Now run the job redirecting the output into a file and check the results. Every single object will be destroyed by Perl while finishing off the script, but one of the "ps hu" calls is placed just before the "exit" call finishing the script after my test user has been processed. Nothing was destroyed after this line except for unprocessed user objects (which is ok as they're very light in memory).

Next try: Is this a real leak or might this user be get that heavy to eat up 120 MB with his child-objects? I'll process him twice in the same job (after removing the NEW and DESTROY debug prints).

Interesting: Processing the user twice doesn't add up memory, but also restarting the job within a very short timeframe finishes at 90.236 kB. The leak must be in a place only called if one of my very-short-term Memcached cachings get too old. I'll add a five-minute-delay after the first processing and look what happens. I don't remember any caching time between 90 seconds and 1 day, so a 5-minute-delay should show if the leak adds in two runs of this guy. I'll go searching manually while the delay is running...
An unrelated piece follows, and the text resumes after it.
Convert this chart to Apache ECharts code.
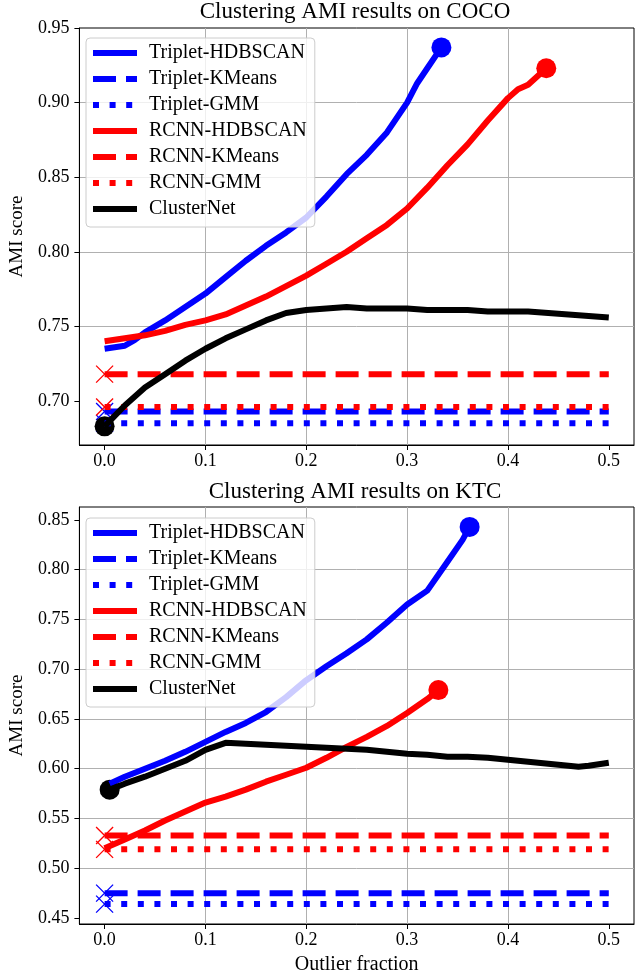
<!DOCTYPE html>
<html>
<head>
<meta charset="utf-8">
<title>Clustering AMI results</title>
<script src="https://cdn.jsdelivr.net/npm/echarts@6/dist/echarts.min.js"></script>
<style>
  html, body { margin: 0; padding: 0; background: #fff; }
  #chart { width: 637px; height: 976px; }
</style>
</head>
<body>
<div id="chart"></div>
<script>
// ---- data ----
const fractionRange = [0, 0.5]
const xTicks = [0, 0.1, 0.2, 0.3, 0.4, 0.5]
const yTicksCoco = [0.70, 0.75, 0.80, 0.85, 0.90, 0.95]
const yTicksKtc = [0.45, 0.50, 0.55, 0.60, 0.65, 0.70, 0.75, 0.80, 0.85]

// COCO
const cocoTripletHdbscanX = [0, 0.01, 0.02, 0.03, 0.04, 0.05, 0.06, 0.08, 0.10, 0.12, 0.14, 0.16, 0.18, 0.20, 0.22, 0.24, 0.26, 0.28, 0.30, 0.31, 0.32, 0.334]
const cocoTripletHdbscanY = [0.735, 0.736, 0.737, 0.741, 0.746, 0.750, 0.754, 0.763, 0.772, 0.783, 0.794, 0.804, 0.813, 0.823, 0.837, 0.852, 0.865, 0.880, 0.900, 0.913, 0.923, 0.937]
const cocoRcnnHdbscanX = [0, 0.02, 0.04, 0.06, 0.08, 0.10, 0.12, 0.14, 0.16, 0.18, 0.20, 0.22, 0.24, 0.26, 0.28, 0.30, 0.32, 0.34, 0.36, 0.38, 0.40, 0.41, 0.42, 0.438]
const cocoRcnnHdbscanY = [0.740, 0.742, 0.744, 0.747, 0.751, 0.754, 0.758, 0.764, 0.770, 0.777, 0.784, 0.792, 0.800, 0.809, 0.818, 0.829, 0.843, 0.858, 0.872, 0.888, 0.903, 0.909, 0.912, 0.923]
const cocoClusterNetX = [0, 0.01, 0.02, 0.03, 0.04, 0.06, 0.08, 0.10, 0.12, 0.14, 0.16, 0.18, 0.20, 0.22, 0.24, 0.26, 0.28, 0.30, 0.32, 0.34, 0.36, 0.38, 0.40, 0.42, 0.44, 0.46, 0.48, 0.50]
const cocoClusterNetY = [0.683, 0.690, 0.697, 0.703, 0.709, 0.718, 0.727, 0.735, 0.742, 0.748, 0.754, 0.759, 0.761, 0.762, 0.763, 0.762, 0.762, 0.762, 0.761, 0.761, 0.761, 0.760, 0.760, 0.760, 0.759, 0.758, 0.757, 0.756]
const cocoTripletKMeans = 0.693
const cocoTripletGMM = 0.685
const cocoRcnnKMeans = 0.718
const cocoRcnnGMM = 0.696

// KTC
const ktcTripletHdbscanX = [0.005, 0.02, 0.04, 0.06, 0.08, 0.10, 0.12, 0.14, 0.16, 0.18, 0.20, 0.22, 0.24, 0.26, 0.28, 0.30, 0.32, 0.34, 0.355, 0.362]
const ktcTripletHdbscanY = [0.585, 0.592, 0.600, 0.608, 0.617, 0.627, 0.637, 0.646, 0.657, 0.672, 0.689, 0.703, 0.716, 0.730, 0.747, 0.765, 0.779, 0.808, 0.830, 0.843]
const ktcRcnnHdbscanX = [0, 0.02, 0.04, 0.06, 0.08, 0.10, 0.12, 0.14, 0.16, 0.18, 0.20, 0.22, 0.24, 0.26, 0.28, 0.30, 0.32, 0.331]
const ktcRcnnHdbscanY = [0.520, 0.529, 0.538, 0.548, 0.557, 0.566, 0.572, 0.579, 0.587, 0.594, 0.601, 0.611, 0.622, 0.632, 0.643, 0.656, 0.670, 0.679]
const ktcClusterNetX = [0.005, 0.02, 0.04, 0.06, 0.08, 0.10, 0.12, 0.14, 0.16, 0.18, 0.20, 0.22, 0.24, 0.26, 0.28, 0.30, 0.32, 0.34, 0.36, 0.38, 0.40, 0.42, 0.44, 0.46, 0.47, 0.48, 0.50]
const ktcClusterNetY = [0.579, 0.585, 0.592, 0.600, 0.608, 0.619, 0.626, 0.625, 0.624, 0.623, 0.622, 0.621, 0.620, 0.619, 0.617, 0.615, 0.614, 0.612, 0.612, 0.611, 0.609, 0.607, 0.605, 0.603, 0.602, 0.603, 0.606]
const ktcTripletKMeans = 0.475
const ktcTripletGMM = 0.464
const ktcRcnnKMeans = 0.533
const ktcRcnnGMM = 0.519

const names = ['Triplet-HDBSCAN', 'Triplet-KMeans', 'Triplet-GMM', 'RCNN-HDBSCAN', 'RCNN-KMeans', 'RCNN-GMM', 'ClusterNet']

// ---- styling ----
const FONT = 'Liberation Serif'
const BLUE = '#0000ff'
const RED = '#ff0000'
const BLACK = '#000000'
const LW = 6
const DASHED = [23, 10]
const DOTTED = [6, 10.6]
const CROSS = 'path://M0,0L10,10M10,0L0,10'

function zip (xs, ys) {
  return xs.map((x, i) => [x, ys[i]])
}

function lineSeries (name, data, color, dash, gi) {
  return {
    name: name,
    type: 'line',
    xAxisIndex: gi,
    yAxisIndex: gi,
    data: data,
    symbol: 'none',
    showSymbol: false,
    silent: true,
    lineStyle: { color: color, width: LW, type: dash || 'solid', cap: 'butt', join: 'round' },
    itemStyle: { color: color }
  }
}

function markerSeries (point, color, kind, gi) {
  const cross = kind === 'cross'
  return {
    type: 'scatter',
    xAxisIndex: gi,
    yAxisIndex: gi,
    data: [point],
    silent: true,
    symbol: cross ? CROSS : 'circle',
    symbolSize: cross ? 17 : 20,
    itemStyle: cross
      ? { color: color, borderColor: color, borderWidth: 1.3, opacity: 1 }
      : { color: color, borderWidth: 0, opacity: 1 }
  }
}

function flat (value) {
  return fractionRange.map(x => [x, value])
}

function panelSeries (d, gi) {
  const th = zip(d.th[0], d.th[1])
  const rh = zip(d.rh[0], d.rh[1])
  const cn = zip(d.cn[0], d.cn[1])
  return [
    lineSeries(names[0], th, BLUE, null, gi),
    markerSeries(th[th.length - 1], BLUE, 'circle', gi),
    lineSeries(names[1], flat(d.tk), BLUE, DASHED, gi),
    markerSeries([fractionRange[0], d.tk], BLUE, 'cross', gi),
    lineSeries(names[2], flat(d.tg), BLUE, DOTTED, gi),
    markerSeries([fractionRange[0], d.tg], BLUE, 'cross', gi),
    lineSeries(names[3], rh, RED, null, gi),
    markerSeries(rh[rh.length - 1], RED, 'circle', gi),
    lineSeries(names[4], flat(d.rk), RED, DASHED, gi),
    markerSeries([fractionRange[0], d.rk], RED, 'cross', gi),
    lineSeries(names[5], flat(d.rg), RED, DOTTED, gi),
    markerSeries([fractionRange[0], d.rg], RED, 'cross', gi),
    lineSeries(names[6], cn, BLACK, null, gi),
    markerSeries(cn[0], BLACK, 'circle', gi)
  ]
}

function xAxisCfg (gi, withName) {
  return {
    gridIndex: gi,
    type: 'value',
    min: -0.025,
    max: 0.525,
    minInterval: 0.1,
    maxInterval: 0.1,
    name: withName ? 'Outlier fraction' : '',
    nameLocation: 'middle',
    nameGap: 31,
    nameTextStyle: { fontFamily: FONT, fontSize: 20, color: '#000' },
    axisLine: { onZero: false, lineStyle: { color: '#000', width: 1 } },
    axisTick: { length: 5, customValues: xTicks, lineStyle: { color: '#000', width: 1 } },
    axisLabel: { customValues: xTicks, formatter: v => v.toFixed(1), fontFamily: FONT, fontSize: 18, color: '#000', margin: 7 },
    splitLine: { show: true, showMinLine: false, showMaxLine: false, lineStyle: { color: '#b0b0b0', width: 1 } }
  }
}

function yAxisCfg (gi, min, max, ticks) {
  return {
    gridIndex: gi,
    type: 'value',
    min: min,
    max: max,
    minInterval: 0.05,
    maxInterval: 0.05,
    name: 'AMI score',
    nameLocation: 'middle',
    nameGap: 52,
    nameTextStyle: { fontFamily: FONT, fontSize: 19, color: '#000' },
    axisLine: { onZero: false, lineStyle: { color: '#000', width: 1 } },
    axisTick: { length: 5, customValues: ticks, lineStyle: { color: '#000', width: 1 } },
    axisLabel: { customValues: ticks, formatter: v => v.toFixed(2), fontFamily: FONT, fontSize: 18, color: '#000', margin: 10 },
    splitLine: { show: true, showMinLine: false, showMaxLine: false, lineStyle: { color: '#b0b0b0', width: 1 } }
  }
}

function legendCfg (top) {
  return {
    data: names,
    orient: 'vertical',
    left: 86,
    top: top,
    itemWidth: 44,
    itemHeight: 14,
    itemGap: 6,
    padding: [5, 8, 8, 4],
    backgroundColor: 'rgba(255,255,255,0.8)',
    borderColor: '#cccccc',
    borderWidth: 1,
    borderRadius: 4,
    selectedMode: false,
    itemStyle: { opacity: 0 },
    lineStyle: { width: LW },
    textStyle: { fontFamily: FONT, fontSize: 20, color: '#000', lineHeight: 20, padding: [0, 0, 0, 7] }
  }
}

const coco = {
  th: [cocoTripletHdbscanX, cocoTripletHdbscanY],
  rh: [cocoRcnnHdbscanX, cocoRcnnHdbscanY],
  cn: [cocoClusterNetX, cocoClusterNetY],
  tk: cocoTripletKMeans, tg: cocoTripletGMM, rk: cocoRcnnKMeans, rg: cocoRcnnGMM
}
const ktc = {
  th: [ktcTripletHdbscanX, ktcTripletHdbscanY],
  rh: [ktcRcnnHdbscanX, ktcRcnnHdbscanY],
  cn: [ktcClusterNetX, ktcClusterNetY],
  tk: ktcTripletKMeans, tg: ktcTripletGMM, rk: ktcRcnnKMeans, rg: ktcRcnnGMM
}

const chart = echarts.init(document.getElementById('chart'), null, { renderer: 'canvas' })
chart.setOption({
  animation: false,
  backgroundColor: '#fff',
  title: [
    { text: 'Clustering AMI results on COCO', left: 355, top: 0, textAlign: 'center', padding: 0,
      textStyle: { fontFamily: FONT, fontSize: 23, fontWeight: 'normal', color: '#000' } },
    { text: 'Clustering AMI results on KTC', left: 355, top: 480, textAlign: 'center', padding: 0,
      textStyle: { fontFamily: FONT, fontSize: 23, fontWeight: 'normal', color: '#000' } }
  ],
  legend: [legendCfg(38), legendCfg(518)],
  grid: [
    { left: 76, top: 28, right: 3, height: 417, show: true, borderColor: '#000', borderWidth: 1, backgroundColor: 'transparent' },
    { left: 76, top: 507, right: 3, height: 417, show: true, borderColor: '#000', borderWidth: 1, backgroundColor: 'transparent' }
  ],
  xAxis: [xAxisCfg(0, false), xAxisCfg(1, true)],
  yAxis: [yAxisCfg(0, 0.6705, 0.95, yTicksCoco), yAxisCfg(1, 0.444, 0.863, yTicksKtc)],
  series: panelSeries(coco, 0).concat(panelSeries(ktc, 1))
})
</script>
</body>
</html>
There is one "universal" method called by many other places which caches short-term data for 69 seconds. Two memory usage prints will show up if it's leaking:

print "$self\t$method\t$month/$year\n\t"; system "ps hu $$";return [map {$self->$method($_, $month, $year) || 0} 1 .. Days_in_Month($year, $month)];print "\t"; system "ps hu $$";

The five-minute-delay is finished: No additional leaking for the second run even if no object is reused. Processing might really take up that many memory freeing it for the next user. My huge memory usage might be the amount required to walk through the biggest user?

Did you find the bug above? The second "ps hu" call won't be executed ever - it's following a return line. A temporary hack will fix this:

print "$self\t$method\t$month/$year\n\t"; system "ps hu $$";my $x = [map {$self->$method($_, $month, $year) || 0} 1 .. Days_in_Month($year, $month)];print "\t"; system "ps hu $$";return $x;

Here is the interesting part out of many output lines:

MyProject::DOA::User=HASH(0x5b43458) clickrate_per_day 1/2012sftp 13330 68.5 0.1 219124  90296 pts/0 S+ 17:09 0:01 /usr/bin/perl cron_test.plsftp 13330 72.6 0.4 336556 207568 pts/0 S+ 17:09 0:02 /usr/bin/perl cron_test.pl

Yeah, I'm getting closer. Adding the memory usage prints before and after the $self->$method call in map showed up that the first day is going from 90.292 to 206.980 kB, the remaining days add up less than 2 MB. I'll hunt the big fish first.

Results aren't always what you want to have: Half a dozen of "ps hu" calls in that called $method moved to problem down one level. It really seems that the memory isn't really leaked but just used to store child objects. I won't be able to cut them down that much because removing them from memory before the user has been completed would require to re-load them from database lateron and memory is much cheaper than database power.

Devel::Size proved what I expected: The $user object holding all childs is growing by megabytes for every new item loaded. But why are they that heavy? I can't believe this.

The plain objects copied from database into memory take about 2 kB each one making no more than 200 or 300 kB, but they store additional data as they're calculating their numbers to pass to the upstream objects. Because all objects are linked as parents or childs, I had to store the total_size from Devel::Size before loading the new objects and subtract it from the total_size after everything has been loaded.

Going on deeper and deeper into the structures, I discovered that surprisingly the "old" data is taking all the space. I've to explain this a little deeper: Today's and yesterdays data is not being put into Memcached because it's changing too often to live long enough in cache to be useful. Yesterdays numbers may still change in this special case for a very good reason, otherwise only today's data would be exempt from cache. I already wrote that the first day of the month eats up everything but until now I didn't realize that the "realtime" data calculation can't be the reason.

Got it. Not really solved, but it's clear now: The script is not leaking memory in terms of "keeping memory assigned which is never used again after the object went out-of-scope". All the stuff used for calculation is just that big to actually use this memory. But I don't want to loose by bet and keep one working with a module that heavy.

Here is the result: I have to calculate statistics data based on day sums for sub-sub-sub-objects fetched from the database. I'm saving time by putting intermediate values like day- and month-sums for each level sub object into Memcache using a very long caching time for "old" data (last month's or last year's data won't change, no need to ever refresh them), but "current month" isn't high-level cached because "current day" (and maybe yesterday) value's are changing every second or minute or so.

The most low-level object stored it's full dump of per-day-sums into Memcache, a 600 to 800 kB block for each object - but I don't need that many data. I just changed caching to use one Memcached item per year - which currently takes up 3 kB or so. We got January the 8th, not much data is stored for this year, so I might trade the delay of more Memcache accesses for using less memory while year goes on by loading only one month at a time.

Here is the final result: 90.260 kB after loading that user, pretty much less than my 178.937 kB target line.

PS: Yes, doing all that calculation stuff in database would be much better, but this isn't possible here for some reasons out of my influence.